From Marfa Public Radio:
As the Trump administration’s plans for border walls in the rugged Big Bend region of West Texas advance, landowners in the path are struggling to understand how the plan could impact their homes and livelihoods.
Amid a lack of details from U.S. Customs and Border Protection (CBP), advocates are rushing to help landowners with legal aid in sparsely-populated rural areas along the Rio Grande, where local residents have started receiving government letters threatening the seizure of land for the project.
David Keller, with the newly formed advocacy group No Big Bend Wall, led a landowner meeting earlier this month in Redford, a small community outside of Presidio on the Texas-Mexico border.
Border wall plans have never progressed this far here before.
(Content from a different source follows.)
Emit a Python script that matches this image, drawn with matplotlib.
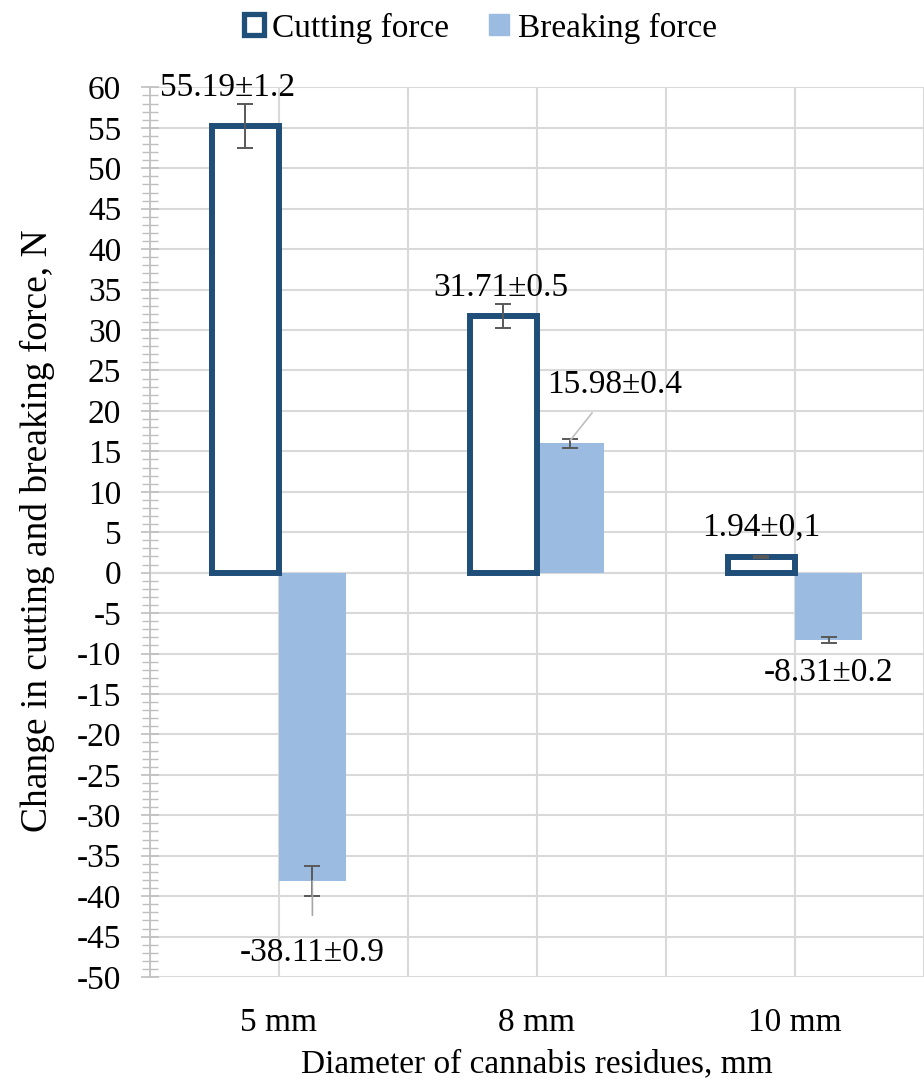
import numpy as np
import matplotlib
matplotlib.use("Agg")
import matplotlib.pyplot as plt
from matplotlib.patches import Patch
from matplotlib.ticker import MultipleLocator

# data
categories = ["5 mm", "8 mm", "10 mm"]
cutting = [55.19, 31.71, 1.94]
breaking = [-38.11, 15.98, -8.31]
cutting_err = [2.7, 1.5, 0.15]
breaking_err = [1.9, 0.6, 0.4]
cutting_labels = ["55.19±1.2", "31.71±0.5", "1.94±0,1"]
breaking_labels = ["-38.11±0.9", "15.98±0.4", "-8.31±0.2"]

dark_blue = "#1F4E79"
light_blue = "#9BBBE0"
grid_col = "#D9D9D9"
err_col = "#595959"
fs = 24

plt.rcParams["font.family"] = ["Liberation Serif", "DejaVu Serif"]
plt.rcParams["axes.unicode_minus"] = False

fig = plt.figure(figsize=(9.24, 10.79), dpi=100)
ax = fig.add_axes([0.162, 0.0945, 0.838, 0.8245])

x = np.arange(len(categories))
w = 0.26

ax.bar(x - w / 2, cutting, w, facecolor="white", edgecolor=dark_blue,
       linewidth=4.3, zorder=3, yerr=cutting_err,
       error_kw=dict(ecolor=err_col, elinewidth=1.4, capsize=6, capthick=1.4, zorder=5))
ax.bar(x + w / 2, breaking, w, color=light_blue, zorder=2, yerr=breaking_err,
       error_kw=dict(ecolor=err_col, elinewidth=1.4, capsize=6, capthick=1.4, zorder=5))

# value labels (positions)
cut_pos = [(-0.197, 60.0), (0.861, 35.2), (1.87, 5.6)]
brk_pos = [(0.131, -47.0), (1.30, 23.2), (2.13, -12.4)]
for i in range(3):
    ax.text(cut_pos[i][0], cut_pos[i][1], cutting_labels[i], ha="center",
            va="center", fontsize=fs, zorder=6)
ax.annotate(breaking_labels[0], xy=(x[0] + w / 2, breaking[0]), xytext=brk_pos[0],
            ha="center", va="center", fontsize=fs, zorder=6,
            arrowprops=dict(arrowstyle="-", color="#A6A6A6", lw=1.2, shrinkA=14, shrinkB=0))
ax.annotate(breaking_labels[1], xy=(x[1] + w / 2, breaking[1] + 0.4), xytext=brk_pos[1],
            ha="center", va="center", fontsize=fs, zorder=6,
            arrowprops=dict(arrowstyle="-", color="#BFBFBF", lw=1.2, shrinkA=9, shrinkB=0))
ax.text(brk_pos[2][0], brk_pos[2][1], breaking_labels[2], ha="center",
        va="center", fontsize=fs, zorder=6)

ax.set_xlim(-0.5, 2.5)
ax.set_ylim(-50, 60)
ax.yaxis.set_major_locator(MultipleLocator(5))
ax.yaxis.set_minor_locator(MultipleLocator(1))
ax.set_xticks(x)
ax.set_xticklabels(categories, fontsize=fs)
ax.set_xticks([-0.5, 0.5, 1.5, 2.5], minor=True)
ax.tick_params(axis="x", which="both", length=0, pad=22)
ax.tick_params(axis="y", which="major", direction="inout", length=13,
               color="#BFBFBF", width=1.2, labelsize=fs, pad=14)
ax.tick_params(axis="y", which="minor", direction="inout", length=12,
               color="#BFBFBF", width=1.0)

ax.grid(True, axis="y", which="major", color=grid_col, lw=1.5, zorder=0)
ax.grid(True, axis="x", which="both", color=grid_col, lw=1.5, zorder=0)
ax.axhline(0, color=grid_col, lw=1.5, zorder=1)
for s in ["top", "right", "bottom"]:
    ax.spines[s].set_visible(False)
ax.spines["left"].set_color("#BFBFBF")
ax.spines["left"].set_linewidth(1.2)
ax.set_axisbelow(True)

ax.set_xlabel("Diameter of cannabis residues, mm", fontsize=fs, labelpad=8)
ax.set_ylabel("Change in cutting and breaking force, N", fontsize=27)
ax.yaxis.set_label_coords(-0.122, 0.502)

handles = [Patch(facecolor="white", edgecolor=dark_blue, linewidth=3.8, label="Cutting force"),
           Patch(facecolor=light_blue, edgecolor=light_blue, label="Breaking force")]
fig.legend(handles=handles, loc="center", bbox_to_anchor=(0.52, 0.974), ncol=2,
           frameon=False, fontsize=fs, handlelength=0.6, handleheight=0.6,
           handletextpad=0.25, columnspacing=1.2)

fig.savefig("out.png", dpi=100)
In recent weeks, locals opposing the wall have rushed to form a landowner coalition, coordinate legal access and educate landowners on their rights.
Keller, who lives in Redford, said letters seeking landowner authorization for border wall construction are stoking fear and anger.
“ Most of them don’t have attorneys on file,” he said. “Most of them…English is not their first language, and this is written in coercive language.”
He’s been urging his neighbors not to sign anything and to lawyer up.
“We’re all in this fight together and we gotta have each other’s backs, man,” Keller said at the recent landowner meeting. “And if you know people that you feel are gonna sign, you know, talk to ’em and try to get ‘em not to.”